BK: Michael Jackson even after his death is still one of the biggest stars in the world. The second album I did with Diana Ross he wrote the song “Muscles”. I was always fascinated with him and would often ask Diana what was up with him. (Laughs) After the work I did on Dee Snider’s Broadway album and the Frank Sinatra album we decided to take that same attitude and idea and apply it to this record. We weren’t re-writing or changing any of the songs, as we wanted to remain faithful to the originals while at the same time being different. We came up with a tunings that worked and got some guys that could really dish it out. We got some classic metal guys like Chuck Billy and Paul Di’Anno along with Lajon Witherspoon, Corey Glover and Angelo Moore from Fishbone who did an awesome job!
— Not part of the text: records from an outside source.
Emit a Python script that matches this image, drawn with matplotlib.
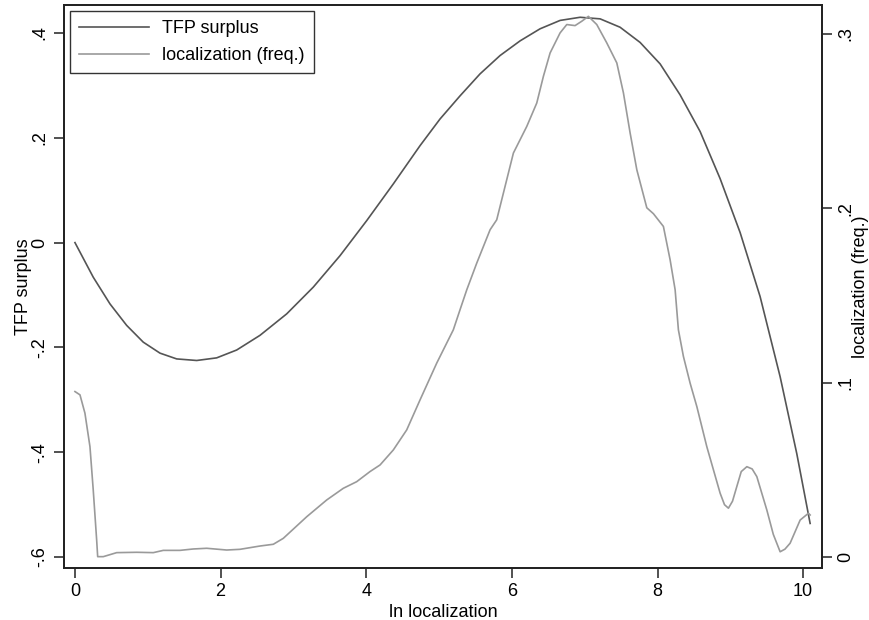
import matplotlib
matplotlib.use("Agg")
import matplotlib.pyplot as plt

plt.rcParams['font.family'] = ['Liberation Sans', 'DejaVu Sans']

# TFP surplus (left axis)
tfp_x = [0.0, 0.251, 0.481, 0.710, 0.938, 1.168, 1.397, 1.672, 1.946, 2.221,
         2.541, 2.908, 3.273, 3.640, 4.007, 4.372, 4.739, 5.014, 5.288, 5.563,
         5.838, 6.113, 6.387, 6.662, 6.937, 7.212, 7.486, 7.761, 8.036, 8.310,
         8.585, 8.860, 9.135, 9.409, 9.684, 9.913, 10.096]
tfp_y = [0.0, -0.066, -0.117, -0.158, -0.190, -0.211, -0.222, -0.225, -0.220,
         -0.205, -0.177, -0.136, -0.085, -0.025, 0.042, 0.112, 0.185, 0.236,
         0.280, 0.322, 0.357, 0.385, 0.408, 0.424, 0.430, 0.427, 0.411, 0.382,
         0.341, 0.282, 0.212, 0.122, 0.019, -0.103, -0.256, -0.403, -0.536]

# localization frequency (right axis)
loc_x = [0.0, 0.069, 0.137, 0.206, 0.251, 0.298, 0.312, 0.389, 0.573, 0.848,
         1.076, 1.213, 1.442, 1.625, 1.809, 2.084, 2.266, 2.541, 2.724, 2.861,
         3.183, 3.457, 3.685, 3.869, 4.052, 4.19, 4.372, 4.556, 4.739, 4.968,
         5.196, 5.288, 5.381, 5.518, 5.701, 5.792, 6.021, 6.205, 6.342, 6.433,
         6.525, 6.662, 6.754, 6.868, 6.960, 7.051, 7.166, 7.303, 7.441, 7.532,
         7.624, 7.716, 7.853, 7.944, 8.081, 8.173, 8.242, 8.287, 8.356, 8.448,
         8.540, 8.677, 8.860, 8.92, 8.974, 9.03, 9.089, 9.15, 9.227, 9.30, 9.364,
         9.501, 9.59, 9.684, 9.75, 9.821, 9.959, 10.073, 10.096]
loc_y = [0.0949, 0.0930, 0.0825, 0.0633, 0.0385, 0.0098, 0.0002, 0.0002, 0.0025,
         0.0027, 0.0025, 0.0038, 0.0038, 0.0046, 0.0050, 0.0040, 0.0044, 0.0063,
         0.0073, 0.0107, 0.0231, 0.0327, 0.0394, 0.0432, 0.0490, 0.0528, 0.0614,
         0.0729, 0.0901, 0.1112, 0.1303, 0.1418, 0.1533, 0.1686, 0.1877, 0.1934,
         0.2317, 0.2470, 0.2604, 0.2757, 0.2891, 0.3006, 0.3054, 0.3048, 0.3073,
         0.3101, 0.3054, 0.2949, 0.2834, 0.2662, 0.2432, 0.2221, 0.2003, 0.1969,
         0.1896, 0.1705, 0.1533, 0.1303, 0.1150, 0.0997, 0.0863, 0.0633, 0.0366,
         0.0300, 0.0280, 0.0320, 0.0404, 0.0490, 0.0518, 0.0505, 0.0461, 0.0270,
         0.0130, 0.0030, 0.0045, 0.0079, 0.0212, 0.0251, 0.0241]

left_ticks = [-0.6, -0.4, -0.2, 0, 0.2, 0.4]
left_labels = ["-.6", "-.4", "-.2", "0", ".2", ".4"]
right_ticks = [0, 0.1, 0.2, 0.3]
right_labels = ["0", ".1", ".2", ".3"]
x_ticks = [0, 2, 4, 6, 8, 10]

fs = 13
fig = plt.figure(figsize=(8.69, 6.2), dpi=100)
ax = fig.add_axes([0.0736, 0.0839, 0.8724, 0.908])
ax2 = ax.twinx()

l1, = ax.plot(tfp_x, tfp_y, color="#555555", lw=1.2, label="TFP surplus")
l2, = ax2.plot(loc_x, loc_y, color="#9a9a9a", lw=1.2, label="localization (freq.)")

ax.set_xlim(-0.151, 10.26)
ax.set_ylim(-0.621, 0.4534)
ax2.set_ylim(-0.0063, 0.3166)

ax.set_xticks(x_ticks)
ax.set_xticklabels([str(t) for t in x_ticks], fontsize=fs)
ax.set_yticks(left_ticks)
ax.set_yticklabels(left_labels, fontsize=fs, rotation=90, va="center")
ax2.set_yticks(right_ticks)
ax2.set_yticklabels(right_labels, fontsize=fs, rotation=90, va="center")

for a in (ax, ax2):
    a.tick_params(direction="out", length=7, width=1.2, color="#333333", pad=4)
    for s in a.spines.values():
        s.set_linewidth(1.3)
        s.set_color("#222222")

ax.set_xlabel("ln localization", fontsize=fs, labelpad=3)
ax.set_ylabel("TFP surplus", fontsize=fs, labelpad=0)
ax2.set_ylabel("localization (freq.)", fontsize=fs, labelpad=-2, rotation=90)

leg = ax.legend(handles=[l1, l2], loc="upper left", fontsize=fs, frameon=True,
                fancybox=False, edgecolor="black", handlelength=3.9,
                handletextpad=0.72, borderaxespad=0.35, labelspacing=0.57,
                borderpad=0.48)
leg.get_frame().set_linewidth(1.0)

fig.savefig("out.png", dpi=100)
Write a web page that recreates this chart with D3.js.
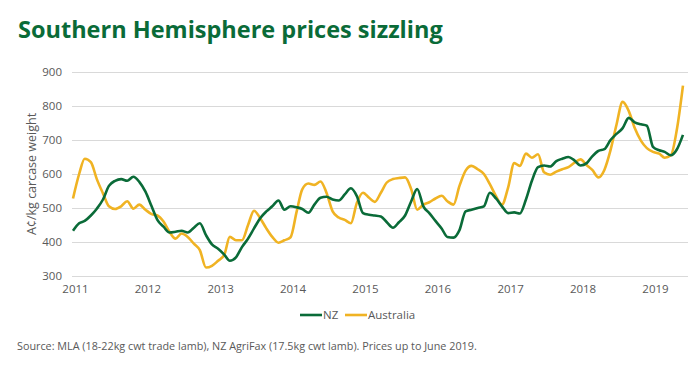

We were very lucky to have such a great group of musicians/singers be a part of this record.
AL: Were you involved with the song selection at all?
BK: We worked in conjunction with the label on that but all of the arrangements are my partners and mine. No one came to us with arrangements ahead of time, as these types of albums don’t generally work that way. We usually will cut the song as a template and then send it out to someone to see if they would be interested in doing it or not. By doing that the artist gets to see maybe not the finished product but they have the framework of what it is.
AL: Having done a number of tribute albums what is it that interests you in these types of projects?
BK: Some projects are harder to do than others. So the idea of putting together a track say for instance the Chuck Berry song “Run Rudolph Run” which we did for the Metal Christmas CD and getting guys like Lemmy, Billy Gibbons and Dave Grohl as the band is just crazy. No one but me is doing things like that. I am the guy who comes up with these creations. A lot of times the creations are what make the people want to show up and be a part of these projects. That’s how Tim “Ripper” Owens got connected with Yngwie Malmsteen. I put them on a track together and Yngwie loved it! For me it’s all about making exciting concepts of these songs through the arrangements and through the combination of people who play and sing on them. The word tribute really is just a title. People have been covering songs for years and I am a guy who likes to stir the pot. It’s just music which is about the fun and I like to push the envelope.
AL: Can you tell us about any other projects you are currently working on?
BK: I worked on a song for Dee Snider and Giuliana Rancic from the E! Channel which available now on ITunes. We did a very unique arrangement of “Silent Night”. This is a really cool version of the song as you don’t know what you are getting until you start listening. I also have a few other projects in the works however I can’t announce any of those just yet. I also have been working with my brother Bruce on some songs that we hope to have out early next year. The idea with these songs is to keep things within the boundaries of our audience. We want to make songs that people who enjoy our work will like.